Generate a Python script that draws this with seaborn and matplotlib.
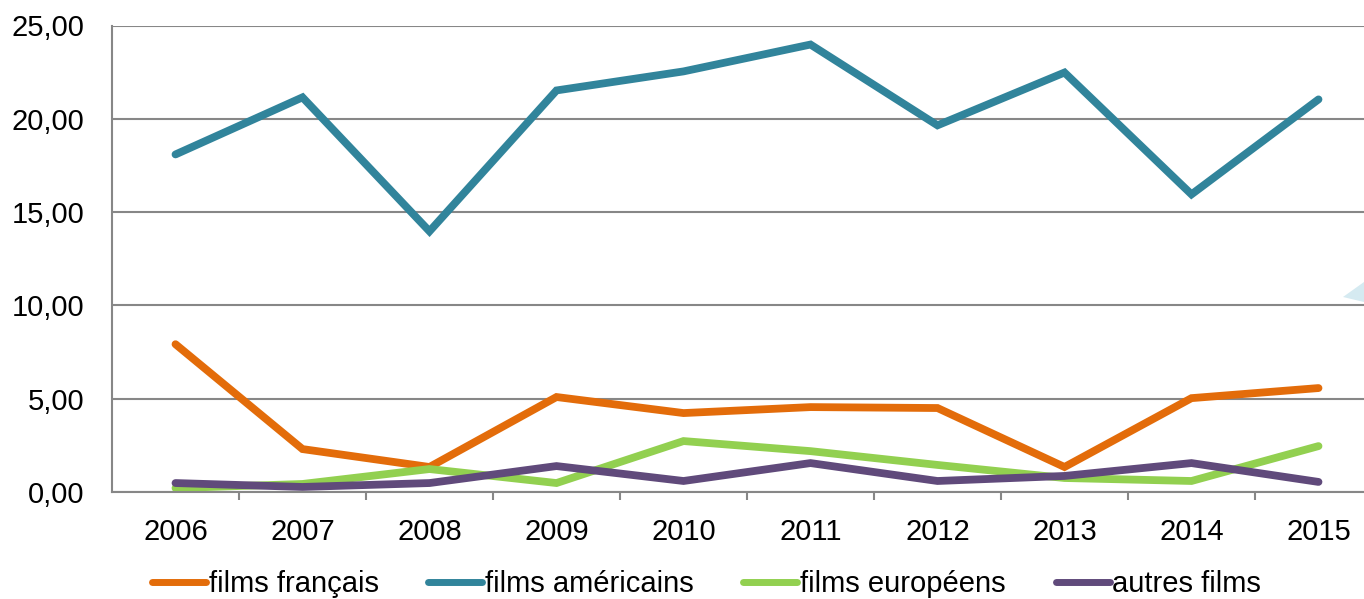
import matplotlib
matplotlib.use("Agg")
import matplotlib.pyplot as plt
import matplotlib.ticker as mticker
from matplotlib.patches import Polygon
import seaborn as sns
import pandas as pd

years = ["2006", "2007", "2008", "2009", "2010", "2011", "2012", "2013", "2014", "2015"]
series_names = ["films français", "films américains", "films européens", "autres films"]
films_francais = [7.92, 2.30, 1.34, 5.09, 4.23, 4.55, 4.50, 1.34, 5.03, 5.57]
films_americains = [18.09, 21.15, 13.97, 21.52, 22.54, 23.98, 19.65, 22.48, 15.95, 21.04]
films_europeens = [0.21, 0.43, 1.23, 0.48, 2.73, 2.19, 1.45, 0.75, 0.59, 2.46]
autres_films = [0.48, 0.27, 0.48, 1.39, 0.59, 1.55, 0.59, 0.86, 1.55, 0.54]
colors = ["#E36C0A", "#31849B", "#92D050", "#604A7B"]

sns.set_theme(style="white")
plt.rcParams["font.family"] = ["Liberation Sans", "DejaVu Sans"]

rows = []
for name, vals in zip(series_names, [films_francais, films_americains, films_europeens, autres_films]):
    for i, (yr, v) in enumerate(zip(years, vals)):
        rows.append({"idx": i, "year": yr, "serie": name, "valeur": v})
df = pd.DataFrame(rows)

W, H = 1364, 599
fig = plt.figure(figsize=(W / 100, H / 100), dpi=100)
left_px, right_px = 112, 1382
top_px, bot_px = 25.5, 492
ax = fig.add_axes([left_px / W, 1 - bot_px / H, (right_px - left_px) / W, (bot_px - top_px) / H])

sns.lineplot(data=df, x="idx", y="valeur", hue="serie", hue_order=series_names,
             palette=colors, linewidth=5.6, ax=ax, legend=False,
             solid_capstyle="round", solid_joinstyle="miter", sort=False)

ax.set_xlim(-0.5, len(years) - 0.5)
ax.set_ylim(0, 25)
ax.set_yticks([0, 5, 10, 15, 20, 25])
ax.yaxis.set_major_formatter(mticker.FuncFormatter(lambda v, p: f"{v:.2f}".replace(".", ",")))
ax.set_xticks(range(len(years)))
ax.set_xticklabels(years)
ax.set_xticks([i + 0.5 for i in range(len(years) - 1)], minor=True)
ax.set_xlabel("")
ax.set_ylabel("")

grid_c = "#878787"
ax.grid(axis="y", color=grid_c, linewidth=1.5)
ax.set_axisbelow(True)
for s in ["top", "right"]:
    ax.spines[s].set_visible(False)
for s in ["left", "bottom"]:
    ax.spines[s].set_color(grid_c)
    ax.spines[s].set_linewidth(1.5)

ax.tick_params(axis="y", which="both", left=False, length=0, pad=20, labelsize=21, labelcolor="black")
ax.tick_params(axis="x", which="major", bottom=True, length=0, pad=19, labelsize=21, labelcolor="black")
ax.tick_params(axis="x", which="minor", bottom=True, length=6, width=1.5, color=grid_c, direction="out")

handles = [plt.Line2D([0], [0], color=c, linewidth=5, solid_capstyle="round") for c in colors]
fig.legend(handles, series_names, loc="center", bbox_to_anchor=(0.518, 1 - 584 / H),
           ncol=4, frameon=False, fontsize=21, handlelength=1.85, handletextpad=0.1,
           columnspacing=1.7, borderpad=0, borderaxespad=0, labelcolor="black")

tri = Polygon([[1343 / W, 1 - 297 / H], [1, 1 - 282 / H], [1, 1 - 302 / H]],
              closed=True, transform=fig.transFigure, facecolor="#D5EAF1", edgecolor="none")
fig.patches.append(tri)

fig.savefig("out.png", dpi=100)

> **Task statement**:
Write down every line from the opening of the listing to the line with "import pandas as pd", both included, and nothing else; the pictures are omitted.

> **Answer for this exercise**:
Generate a Python script that draws this with seaborn and matplotlib.
import matplotlib
matplotlib.use("Agg")
import matplotlib.pyplot as plt
import matplotlib.ticker as mticker
from matplotlib.patches import Polygon
import seaborn as sns
import pandas as pd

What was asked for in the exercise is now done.